I always recomend not buying the land seperately. My background is almost exclusively constrcution loans for the past 7 years or so.
the drawback are numerous, and fairly catastrophic. the only real risk mitigator is having a great lump of cash.
1. val shortfall. if this happens after you have already purchased the land, your stuck with the land, and you have most likely already parted with 5% for the build too. At best you can arrange a new build contract at some extra cost which the valuer may like better. At worst you cant complete the project and are sued by the builder.
2. site costs more than expected. if you havent got an actual contract (not a soil test, not engineering, a CONTRACT) before you buy, you may well be surprised at how much it costs to stick your particular house on your land.
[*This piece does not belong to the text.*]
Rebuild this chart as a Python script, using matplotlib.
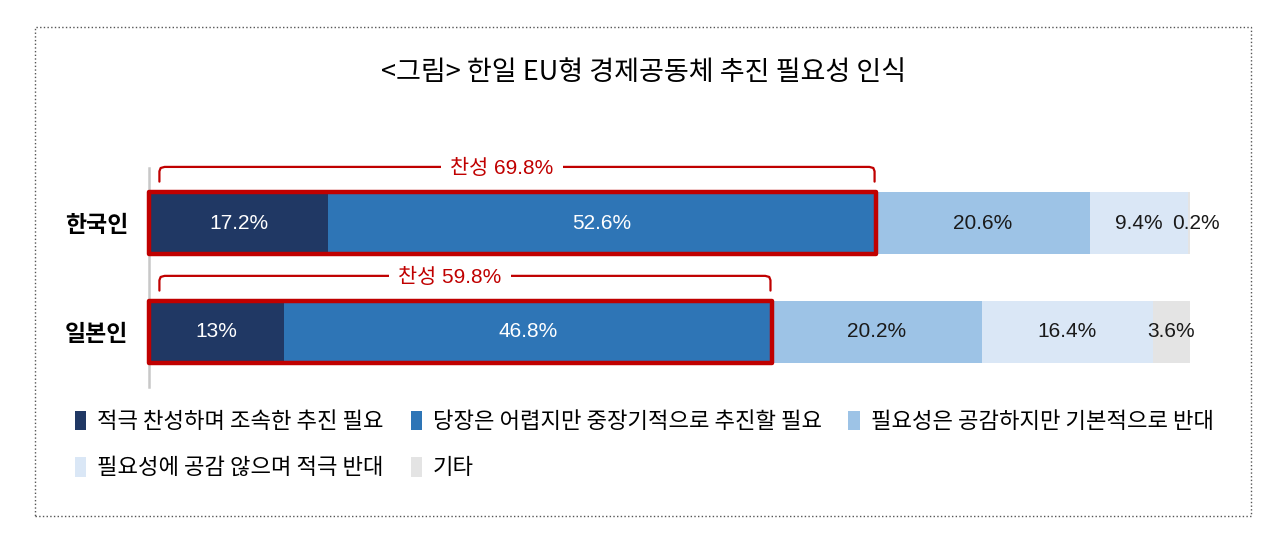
import matplotlib
matplotlib.use("Agg")
import matplotlib.pyplot as plt
from matplotlib.patches import Rectangle, Patch
import numpy as np

plt.rcParams['font.family'] = ['Noto Sans CJK KR', 'DejaVu Sans']

# 데이터
groups = ['한국인', '일본인']
categories = ['적극 찬성하며 조속한 추진 필요',
              '당장은 어렵지만 중장기적으로 추진할 필요',
              '필요성은 공감하지만 기본적으로 반대',
              '필요성에 공감 않으며 적극 반대',
              '기타']
values = {
    '한국인': [17.2, 52.6, 20.6, 9.4, 0.2],
    '일본인': [13, 46.8, 20.2, 16.4, 3.6],
}
value_labels = {
    '한국인': ['17.2%', '52.6%', '20.6%', '9.4%', '0.2%'],
    '일본인': ['13%', '46.8%', '20.2%', '16.4%', '3.6%'],
}
agree_labels = ['찬성 69.8%', '찬성 59.8%']

colors = ['#203864', '#2E75B6', '#9DC3E6', '#DAE7F6', '#E4E4E4']
text_colors = ['white', 'white', '#1a1a1a', '#1a1a1a', '#1a1a1a']
red = '#C00000'
num_font = ['Liberation Sans', 'Noto Sans CJK KR']

fig = plt.figure(figsize=(12.8, 5.4), dpi=100)
ax = fig.add_axes([149 / 1280, (540 - 387) / 540, 1041 / 1280, 219 / 540])

bar_h = 0.57
for i, g in enumerate(groups):
    left = 0
    for j, v in enumerate(values[g]):
        ax.barh(i, v, left=left, height=bar_h, color=colors[j], edgecolor='none')
        if v < 1:
            tx = left + v + 0.6
        else:
            tx = left + v / 2
        ax.text(tx, i, value_labels[g][j], ha='center', va='center',
                fontsize=15, color=text_colors[j], family=num_font)
        left += v

    # 찬성 합계 테두리
    agree = values[g][0] + values[g][1]
    ax.add_patch(Rectangle((0, i - bar_h / 2), agree, bar_h, fill=False,
                           edgecolor=red, linewidth=3.2, joinstyle='round',
                           clip_on=False, zorder=5))

    # 괄호
    yb = i - 0.515
    yh = i - 0.38
    x0, x1 = 1.0, agree - 0.1
    bx = [x0, x0, x0 + 0.12, x0 + 0.5, x1 - 0.5, x1 - 0.12, x1, x1]
    by = [yh, yb + 0.04, yb + 0.01, yb, yb, yb + 0.01, yb + 0.04, yh]
    ax.plot(bx, by, color=red, linewidth=1.6, clip_on=False, solid_capstyle='round')
    ax.text(agree / 2 - 1.0, yb + 0.01, agree_labels[i], ha='center', va='center',
            fontsize=15, color=red, family=num_font, clip_on=False,
            bbox=dict(boxstyle='square,pad=0.45', facecolor='white', edgecolor='none'))

ax.set_xlim(0, 100)
ax.set_ylim(1.505, -0.505)
ax.set_yticks(range(len(groups)))
ax.set_yticklabels(groups, fontsize=16.5, fontweight='bold')
ax.tick_params(axis='y', length=0, pad=15)
ax.set_xticks([])
for s in ['top', 'right', 'bottom']:
    ax.spines[s].set_visible(False)
ax.spines['left'].set_color('#C8C8C8')
ax.spines['left'].set_linewidth(1.8)

# 제목
fig.text(644 / 1280, 1 - 73 / 540, '<그림> 한일 EU형 경제공동체 추진 필요성 인식',
         ha='center', va='center', fontsize=19.5, fontweight='medium')

# 범례
handles = [Patch(facecolor=c, edgecolor='none') for c in colors]
order = [0, 3, 1, 4, 2]
fig.legend([handles[k] for k in order], [categories[k] for k in order],
           loc='upper left', bbox_to_anchor=(64 / 1280, 1 - 399 / 540),
           ncol=3, frameon=False, fontsize=16, borderpad=0,
           handlelength=0.5, handleheight=1.0, handletextpad=0.5,
           columnspacing=1.2, labelspacing=1.05)

# 점선 테두리
fig.patches.append(Rectangle((35 / 1280, (540 - 516) / 540), 1216 / 1280, 489 / 540,
                             transform=fig.transFigure, fill=False,
                             linestyle=':', linewidth=1, edgecolor='#555555'))

plt.savefig('out.png', dpi=100)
Soil test may denote a particular type of slab, however when your particular house is sited, it may have to be on a certain part of the block (for instance if due to covenants you can only place the house in a partular unlevel corner of the block etc) site costs can run to several thousands of dollars, these are dollars that are essentially wasted, valuers dont account for them, and the next buyer certainly wont.
3. change of circumstances. Like OTP, leaving the purchase half finished opens you to risks your personal details, or the property markets, or the banks lending policies will change between land purchase and construction, again leaving you stuck with a land loan without income, or the expence of changing builders/lender/circumstances etc.
In my experience people only want to purchase the land first for two reasons.
They cant afford the house yet, and expect a capital gain while they 'save' a further deposit etc. It is extrememly rare to see capital gain in developer blocks in the first 3 years. Extrememly rare. (note the developer might be selling the next release at a premium, but your block's valuer wont recognise much of a capital gain)
Or, they have been convinced the market is overheating, and they dont have time to arrange a building contract before the land contract finance expires. Its a 'quick, cheap' sale. This second option is the most dangerous. The heat is on for this 'cheap' block, because everyone else who has tried to buy it has had a builder quote ginormous site costs. Steer clear.
Dont be lazy, get the build contract organised before the land finance expires.
NB, I dont mean buy a 'package' of both from either the builder or developer, I mean organise two seperate contracts off two seperate people/orgainisations timed to coincide.